Les obligations de reporting et de transparence
Les entreprises sont soumises à des obligations croissantes en matière de reporting extra-financier. La directive européenne sur le reporting de durabilité des entreprises (CSRD), adoptée en 2022, élargit considérablement le champ des entreprises concernées et renforce les exigences de transparence sur les questions environnementales. Les entreprises doivent désormais publier des informations détaillées sur leurs impacts, risques et opportunités liés au climat et à l’environnement.
En France, l’article 173 de la loi sur la transition énergétique impose aux investisseurs institutionnels et aux sociétés de gestion de portefeuille de communiquer sur la prise en compte des critères environnementaux, sociaux et de gouvernance (ESG) dans leur politique d’investissement. Cette obligation a été renforcée par l’article 29 de la loi énergie-climat de 2019, qui exige des informations plus précises sur les risques liés au changement climatique.

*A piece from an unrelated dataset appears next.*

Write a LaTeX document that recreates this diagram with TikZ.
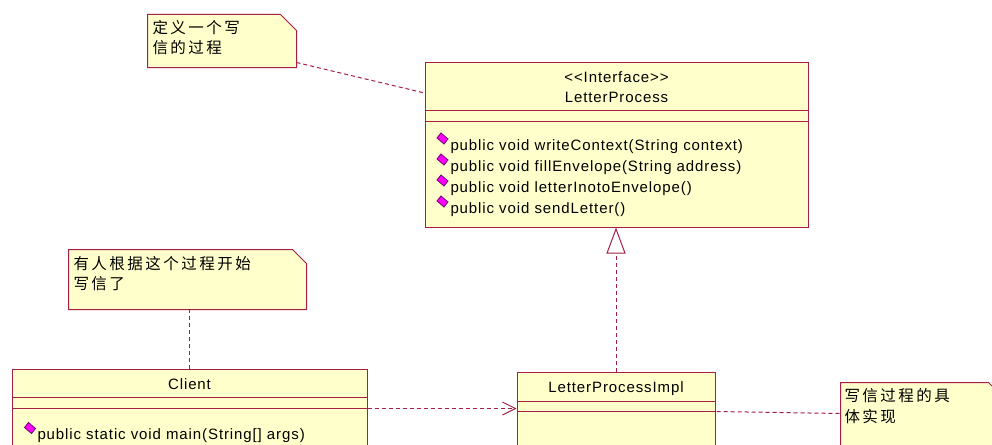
\documentclass[tikz,border=0pt]{standalone}
\usepackage{fontspec}
\usetikzlibrary{arrows.meta,calc,shapes.geometric}
\newfontfamily\umlfam{Liberation Sans}[LetterSpace=6]
\newfontfamily\cjkfam{Noto Sans CJK SC}[LetterSpace=16]
\newcommand\umlf{\fontsize{15pt}{18pt}\selectfont\umlfam}
\newcommand\cjkf{\fontsize{15.5pt}{18pt}\selectfont\cjkfam}
\definecolor{border}{RGB}{165,30,70}
\definecolor{bg}{RGB}{255,255,204}
\definecolor{mag}{RGB}{255,0,255}
\definecolor{magedge}{RGB}{110,0,110}
\begin{document}
\begin{tikzpicture}[x=1pt,y=-1pt,line width=1pt,
  umlbox/.style={draw=border,fill=bg,rectangle,inner sep=0pt},
  noteframe/.style={rectangle,inner sep=0pt},
  notefill/.style={draw=border,fill=bg,line join=miter},
  lat/.style={font=\umlf,inner sep=0pt,text height=11pt,text depth=3pt},
  cjkt/.style={font=\cjkf,inner sep=0pt,anchor=west},
  dep/.style={draw=border,dash pattern=on 4pt off 3pt},
  methicon/.pic={\draw[draw=magedge,fill=mag,line width=0.8pt,line join=miter] (-5.5,-0.5) -- (-1.5,-5.5) -- (5.5,0.5) -- (1.5,5.5) -- cycle;}
]
\useasboundingbox (0,0) rectangle (992,444);
\clip (0,0) rectangle (992,444);
\fill[white] (0,0) rectangle (992,444);

% ---- notes
\node[noteframe,minimum width=148pt,minimum height=52pt] (note1) at (222,41) {};
\draw[notefill] (note1.north west) -- ([xshift=-16pt]note1.north east) -- ([yshift=-16pt]note1.north east) -- (note1.south east) -- (note1.south west) -- cycle;
\node[cjkt] (n1l1) at (152,28) {定义一个写};
\node[cjkt] (n1l2) at (152,48) {信的过程};

\node[noteframe,minimum width=237pt,minimum height=59pt] (note2) at (187.5,279.5) {};
\draw[notefill] (note2.north west) -- ([xshift=-14pt]note2.north east) -- ([yshift=-14pt]note2.north east) -- (note2.south east) -- (note2.south west) -- cycle;
\node[cjkt] (n2l1) at (73,264) {有人根据这个过程开始};
\node[cjkt] (n2l2) at (73,284) {写信了};

\node[noteframe,minimum width=163pt,minimum height=90pt] (note3) at (922.5,428) {};
\draw[notefill] (note3.north west) -- ([xshift=-16pt]note3.north east) -- ([yshift=-16pt]note3.north east) -- (note3.south east) -- (note3.south west) -- cycle;
\node[cjkt] (n3l1) at (844,396) {写信过程的具};
\node[cjkt] (n3l2) at (844,417) {体实现};

% ---- interface
\node[umlbox,minimum width=383pt,minimum height=165pt] (iface) at (616.5,144.5) {};
\draw[border] ([yshift=-49pt]iface.north west) -- ([yshift=-49pt]iface.north east);
\draw[border] ([yshift=-60pt]iface.north west) -- ([yshift=-60pt]iface.north east);
\node[lat] (ster) at (616.5,78) {<<Interface>>};
\node[lat] (iname) at (616.5,98) {LetterProcess};
\node[lat,anchor=west] (m1) at (450,146) {public void writeContext(String context)};
\node[lat,anchor=west] (m2) at (450,167) {public void fillEnvelope(String address)};
\node[lat,anchor=west] (m3) at (450,188) {public void letterInotoEnvelope()};
\node[lat,anchor=west] (m4) at (450,209) {public void sendLetter()};
\pic (d1) at (442.5,138.5) {methicon};
\pic (d2) at (442.5,159.5) {methicon};
\pic (d3) at (442.5,180.5) {methicon};
\pic (d4) at (442.5,201.5) {methicon};

% ---- impl
\node[umlbox,minimum width=198pt,minimum height=100pt] (impl) at (616,422) {};
\draw[border] ([yshift=-30pt]impl.north west) -- ([yshift=-30pt]impl.north east);
\draw[border] ([yshift=-40pt]impl.north west) -- ([yshift=-40pt]impl.north east);
\node[lat] (implname) at (616,388) {LetterProcessImpl};

% ---- client
\node[umlbox,minimum width=355pt,minimum height=100pt] (client) at (189.5,419) {};
\draw[border] ([yshift=-29pt]client.north west) -- ([yshift=-29pt]client.north east);
\draw[border] ([yshift=-40pt]client.north west) -- ([yshift=-40pt]client.north east);
\node[lat] (cname) at (189.5,385) {Client};
\node[lat,anchor=west] (cm1) at (37,435) {public static void main(String[] args)};
\pic (cd1) at (30,428) {methicon};

% ---- connectors
\draw[dep] ([yshift=5pt]note1.south east) -- ([yshift=51.5pt]iface.west);
\draw[dep] (client.north) -- (client.north |- note2.south);
\draw[dep,-{Triangle[length=26pt,width=19pt,fill=white]}] (impl.north) -- (impl.north |- iface.south);
\coordinate (cdep) at ($(client.north east)+(0,40)$);
\draw[dep,-{Straight Barb[length=13pt,width=13pt]}] (cdep) -- (impl.west |- cdep);
\draw[dep] ($(impl.north east)+(1,40)$) -- ($(note3.north west)+(0,31)$);
\end{tikzpicture}
\end{document}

Les sanctions et les risques juridiques
Le non-respect des obligations environnementales expose les entreprises à des sanctions administratives et pénales. En France, le Code de l’environnement prévoit des amendes pouvant atteindre plusieurs millions d’euros pour les infractions les plus graves. La responsabilité pénale des personnes morales peut être engagée, avec des conséquences potentiellement lourdes pour l’image et la réputation de l’entreprise.
Les risques juridiques liés à la responsabilité environnementale vont au-delà des sanctions directes. Les entreprises s’exposent à des actions en responsabilité civile de la part des victimes de dommages environnementaux, pouvant entraîner des indemnisations conséquentes. De plus, les risques réputationnels associés aux controverses environnementales peuvent avoir des impacts financiers significatifs, comme l’ont montré les récentes affaires impliquant des grandes entreprises du secteur pétrolier.
Les enjeux futurs de la responsabilité environnementale
L’évolution du cadre juridique de la responsabilité environnementale des entreprises soulève plusieurs enjeux pour l’avenir. La reconnaissance d’un crime d’écocide au niveau international pourrait considérablement renforcer les sanctions contre les atteintes les plus graves à l’environnement. Le développement de la finance verte et de la taxonomie européenne des activités durables crée de nouvelles obligations pour les entreprises en matière de transparence et d’orientation des investissements.
La judiciarisation croissante des enjeux climatiques constitue une tendance de fond. Les contentieux climatiques se multiplient à travers le monde, obligeant les entreprises à repenser leur stratégie juridique et leur approche du risque environnemental. L’affaire Shell aux Pays-Bas, qui a vu une entreprise condamnée à réduire ses émissions de gaz à effet de serre, illustre ce phénomène et pourrait faire jurisprudence.
La responsabilité environnementale des entreprises s’affirme comme un enjeu juridique majeur du 21e siècle. Face à un cadre légal en constante évolution et à des risques juridiques croissants, les entreprises doivent intégrer pleinement les considérations environnementales dans leur stratégie et leur gouvernance. Cette transformation profonde du droit des affaires reflète l’urgence de la transition écologique et place les entreprises au cœur de ce défi global.